- **To be done**:
Drop every picture. Then return, exactly, the lines from the beginning of the listing below through the one containing "const y = d3.scaleLinear().domain([0, 14]).range([B, T]);".

- **Records shown**:

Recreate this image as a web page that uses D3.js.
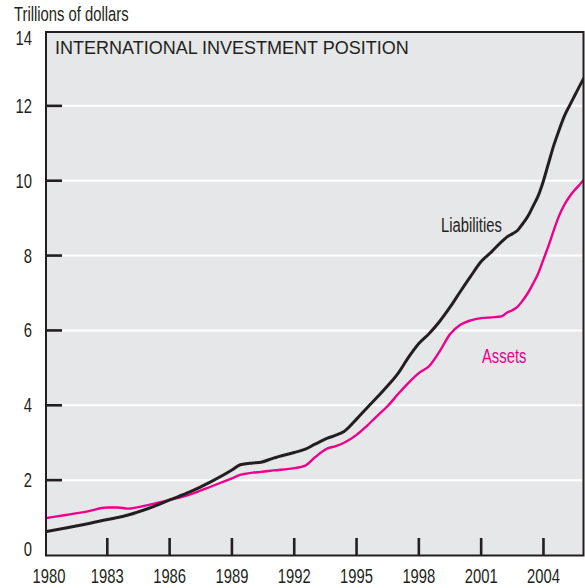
<!DOCTYPE html>
<html>
<head>
<meta charset="utf-8">
<script src="https://cdn.jsdelivr.net/npm/d3@7"></script>
<style>
  html, body { margin: 0; padding: 0; background: #ffffff; }
  svg { display: block; }
  .cond { font-family: "Liberation Sans", Arial, Helvetica, sans-serif; }
</style>
</head>
<body>
<svg id="chart" width="585" height="588"></svg>
<script>
// ---- data (trillions of dollars) ----
const years = [1980, 1981, 1982, 1983, 1983.5, 1984, 1985, 1986, 1987, 1988, 1989, 1989.4, 1990, 1990.4,
  1991, 1992, 1992.5, 1993, 1993.6, 1994, 1994.4, 1995, 1995.5, 1996, 1996.5, 1997, 1997.5, 1998, 1998.5,
  1999, 1999.5, 2000, 2000.5, 2001, 2001.5, 2002, 2002.25, 2002.5, 2002.75, 2003, 2003.25, 2003.5, 2003.75,
  2004, 2004.25, 2004.5, 2004.75, 2005, 2005.25, 2005.5, 2005.75, 2006];
const liabilities = [0.62, 0.72, 0.83, 0.95, 1.00, 1.07, 1.25, 1.47, 1.69, 1.96, 2.27, 2.41, 2.46, 2.48,
  2.59, 2.74, 2.82, 2.96, 3.12, 3.20, 3.30, 3.63, 3.93, 4.22, 4.52, 4.85, 5.28, 5.65, 5.92,
  6.24, 6.62, 7.04, 7.45, 7.84, 8.10, 8.38, 8.50, 8.58, 8.67, 8.85, 9.05, 9.32, 9.60,
  10.00, 10.48, 10.95, 11.35, 11.72, 12.00, 12.27, 12.54, 12.80];
const assets = [0.98, 1.07, 1.16, 1.27, 1.27, 1.24, 1.34, 1.47, 1.62, 1.83, 2.05, 2.14, 2.20, 2.22,
  2.26, 2.32, 2.38, 2.61, 2.85, 2.91, 3.00, 3.21, 3.45, 3.72, 3.98, 4.30, 4.60, 4.86, 5.05,
  5.44, 5.90, 6.15, 6.27, 6.33, 6.35, 6.38, 6.48, 6.54, 6.63, 6.80, 7.00, 7.25, 7.53,
  7.90, 8.27, 8.68, 9.06, 9.35, 9.57, 9.75, 9.90, 10.07];
const xTicks = [1980, 1983, 1986, 1989, 1992, 1995, 1998, 2001, 2004];
const yTicks = [0, 2, 4, 6, 8, 10, 12, 14];
const title = "INTERNATIONAL INVESTMENT POSITION";
const yUnit = "Trillions of dollars";
const seriesLabels = ["Liabilities", "Assets"];

// ---- layout ----
const L = 45, R = 584, T = 31, B = 555;
const INK = "#231f20", PINK = "#ec008c";
const svg = d3.select("#chart");
const x = d3.scaleLinear().domain([1980, 2006]).range([L, R + 1]);
const y = d3.scaleLinear().domain([0, 14]).range([B, T]);

svg.append("defs").append("clipPath").attr("id", "clip")
  .append("rect").attr("x", L).attr("y", T).attr("width", R - L).attr("height", B - T);

// plot background
svg.append("rect").attr("x", L).attr("y", T).attr("width", R - L).attr("height", B - T)
  .attr("fill", "#e6e7e8");

// gridlines (white)
svg.append("g").selectAll("line").data(yTicks.filter(d => d > 0 && d < 14)).join("line")
  .attr("x1", L + 17).attr("x2", R).attr("y1", d => y(d)).attr("y2", d => y(d))
  .attr("stroke", "#ffffff").attr("stroke-width", 2);

// lines
const pts = vals => years.map((yr, i) => [yr, vals[i]]);
const line = d3.line().x(d => x(d[0])).y(d => y(d[1])).curve(d3.curveMonotoneX);
const g = svg.append("g").attr("clip-path", "url(#clip)");
g.append("path").datum(pts(assets)).attr("d", line)
  .attr("fill", "none").attr("stroke", PINK).attr("stroke-width", 2.4).attr("stroke-linejoin", "round");
g.append("path").datum(pts(liabilities)).attr("d", line)
  .attr("fill", "none").attr("stroke", INK).attr("stroke-width", 3).attr("stroke-linejoin", "round");

// tick marks (inside)
svg.append("g").selectAll("line").data(yTicks.filter(d => d > 0 && d < 14)).join("line")
  .attr("x1", L).attr("x2", L + 17).attr("y1", d => y(d)).attr("y2", d => y(d))
  .attr("stroke", INK).attr("stroke-width", 2.6);
svg.append("g").selectAll("line").data(xTicks.filter(d => d > 1980)).join("line")
  .attr("x1", d => x(d)).attr("x2", d => x(d)).attr("y1", B).attr("y2", B - 17)
  .attr("stroke", INK).attr("stroke-width", 2.6);

// frame
svg.append("rect").attr("x", L + 1).attr("y", T + 1).attr("width", R - L - 1.5).attr("height", B - T - 0.5)
  .attr("fill", "none").attr("stroke", INK).attr("stroke-width", 2);

// condensed text helper (horizontally compressed sans)
function condText(parent, px, py, str, anchor, fill) {
  parent.append("g").attr("transform", `translate(${px},${py})`)
    .append("text").attr("class", "cond")
    .attr("transform", "scale(0.76,1)")
    .attr("text-anchor", anchor).attr("font-size", 19.5).attr("fill", fill)
    .text(str);
}

// y tick labels
const yl = svg.append("g");
yTicks.forEach(d => {
  const py = d === 14 ? y(d) + 14 : (d === 0 ? y(d) + 1 : y(d) + 7);
  condText(yl, 32, py, d, "end", INK);
});

// x tick labels
const xl = svg.append("g");
xTicks.forEach(d => condText(xl, d === 1980 ? x(d) + 4 : x(d), 583, d, "middle", INK));

// unit label
condText(svg, 14, 21, yUnit, "start", INK);

// title
svg.append("text").attr("x", 55).attr("y", 54)
  .attr("font-family", "'Liberation Sans', Arial, Helvetica, sans-serif")
  .attr("font-size", 18).attr("fill", INK).text(title);

// series labels
condText(svg, 441, 232, seriesLabels[0], "start", INK);
condText(svg, 482, 363, seriesLabels[1], "start", PINK);
</script>
</body>
</html>
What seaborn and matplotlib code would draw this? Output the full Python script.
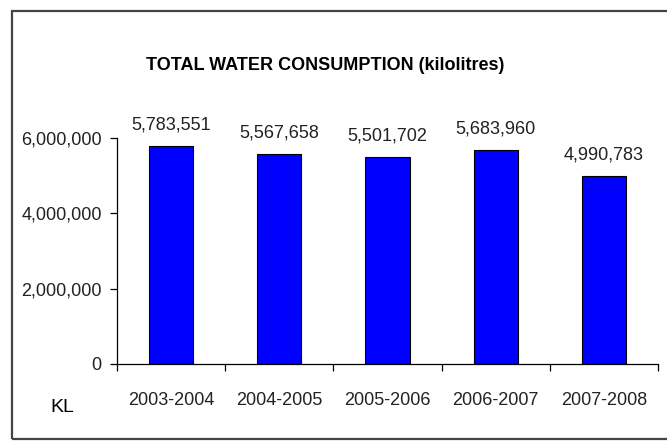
import matplotlib
matplotlib.use("Agg")
import matplotlib.pyplot as plt
import matplotlib.ticker as mticker
from matplotlib.patches import Rectangle
import seaborn as sns
import pandas as pd

years = ["2003-2004", "2004-2005", "2005-2006", "2006-2007", "2007-2008"]
consumption = [5783551, 5567658, 5501702, 5683960, 4990783]
y_ticks = [0, 2000000, 4000000, 6000000]
title = "TOTAL WATER CONSUMPTION (kilolitres)"
unit_label = "KL"

sns.set_theme(style="white")
plt.rcParams["font.family"] = ["Liberation Sans", "DejaVu Sans"]

df = pd.DataFrame({"year": years, "kl": consumption})

fig = plt.figure(figsize=(6.67, 4.46), dpi=100)
ax = fig.add_axes([117/667, 1 - 364/446, (658-117)/667, (364-138)/446])

sns.barplot(data=df, x="year", y="kl", color="#0000ff", saturation=1,
            edgecolor="black", linewidth=0.8, width=0.41, ax=ax)
for p in ax.patches:
    p.set_facecolor("#0000ff")

ax.set_xlim(-0.5, len(years) - 0.5)
ax.set_ylim(0, 6000000)
ax.set_yticks(y_ticks)
ax.yaxis.set_major_formatter(mticker.FuncFormatter(lambda v, p: f"{int(v):,}"))
ax.set_xlabel("")
ax.set_ylabel("")

for s in ["top", "right"]:
    ax.spines[s].set_visible(False)
for s in ["left", "bottom"]:
    ax.spines[s].set_color("black")
    ax.spines[s].set_linewidth(0.9)

ax.tick_params(axis="y", which="major", direction="out", length=5, width=0.9,
               color="black", labelsize=13, labelcolor="#222222", pad=6, left=True)
ax.tick_params(axis="x", which="major", length=0, labelsize=13, labelcolor="#222222", pad=20)
ax.set_xticks([i - 0.5 for i in range(len(years) + 1)], minor=True)
ax.tick_params(axis="x", which="minor", direction="out", length=5, width=0.9,
               color="black", bottom=True)

for i, v in enumerate(consumption):
    ax.annotate(f"{v:,}", xy=(i, v), xytext=(0, 9), textcoords="offset points",
                ha="center", va="bottom", fontsize=13, color="#222222")

fig.text(325/667, 1 - 65/446, title, ha="center", va="center",
         fontsize=13, fontweight="bold", color="black")
fig.text(62/667, 1 - 408/446, unit_label, ha="center", va="center",
         fontsize=14, color="black")

fig.patches.append(Rectangle((12/667, 1 - 439/446), (700-12)/667, (439-11)/446,
                             transform=fig.transFigure, fill=False,
                             edgecolor="#444444", linewidth=1.6))

fig.savefig("out.png", dpi=100)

- **Task solution**:
Recreate this image as a web page that uses D3.js.
<!DOCTYPE html>
<html>
<head>
<meta charset="utf-8">
<script src="https://cdn.jsdelivr.net/npm/d3@7"></script>
<style>
  html, body { margin: 0; padding: 0; background: #ffffff; }
  svg { display: block; }
  .cond { font-family: "Liberation Sans", Arial, Helvetica, sans-serif; }
</style>
</head>
<body>
<svg id="chart" width="585" height="588"></svg>
<script>
// ---- data (trillions of dollars) ----
const years = [1980, 1981, 1982, 1983, 1983.5, 1984, 1985, 1986, 1987, 1988, 1989, 1989.4, 1990, 1990.4,
  1991, 1992, 1992.5, 1993, 1993.6, 1994, 1994.4, 1995, 1995.5, 1996, 1996.5, 1997, 1997.5, 1998, 1998.5,
  1999, 1999.5, 2000, 2000.5, 2001, 2001.5, 2002, 2002.25, 2002.5, 2002.75, 2003, 2003.25, 2003.5, 2003.75,
  2004, 2004.25, 2004.5, 2004.75, 2005, 2005.25, 2005.5, 2005.75, 2006];
const liabilities = [0.62, 0.72, 0.83, 0.95, 1.00, 1.07, 1.25, 1.47, 1.69, 1.96, 2.27, 2.41, 2.46, 2.48,
  2.59, 2.74, 2.82, 2.96, 3.12, 3.20, 3.30, 3.63, 3.93, 4.22, 4.52, 4.85, 5.28, 5.65, 5.92,
  6.24, 6.62, 7.04, 7.45, 7.84, 8.10, 8.38, 8.50, 8.58, 8.67, 8.85, 9.05, 9.32, 9.60,
  10.00, 10.48, 10.95, 11.35, 11.72, 12.00, 12.27, 12.54, 12.80];
const assets = [0.98, 1.07, 1.16, 1.27, 1.27, 1.24, 1.34, 1.47, 1.62, 1.83, 2.05, 2.14, 2.20, 2.22,
  2.26, 2.32, 2.38, 2.61, 2.85, 2.91, 3.00, 3.21, 3.45, 3.72, 3.98, 4.30, 4.60, 4.86, 5.05,
  5.44, 5.90, 6.15, 6.27, 6.33, 6.35, 6.38, 6.48, 6.54, 6.63, 6.80, 7.00, 7.25, 7.53,
  7.90, 8.27, 8.68, 9.06, 9.35, 9.57, 9.75, 9.90, 10.07];
const xTicks = [1980, 1983, 1986, 1989, 1992, 1995, 1998, 2001, 2004];
const yTicks = [0, 2, 4, 6, 8, 10, 12, 14];
const title = "INTERNATIONAL INVESTMENT POSITION";
const yUnit = "Trillions of dollars";
const seriesLabels = ["Liabilities", "Assets"];

// ---- layout ----
const L = 45, R = 584, T = 31, B = 555;
const INK = "#231f20", PINK = "#ec008c";
const svg = d3.select("#chart");
const x = d3.scaleLinear().domain([1980, 2006]).range([L, R + 1]);
const y = d3.scaleLinear().domain([0, 14]).range([B, T]);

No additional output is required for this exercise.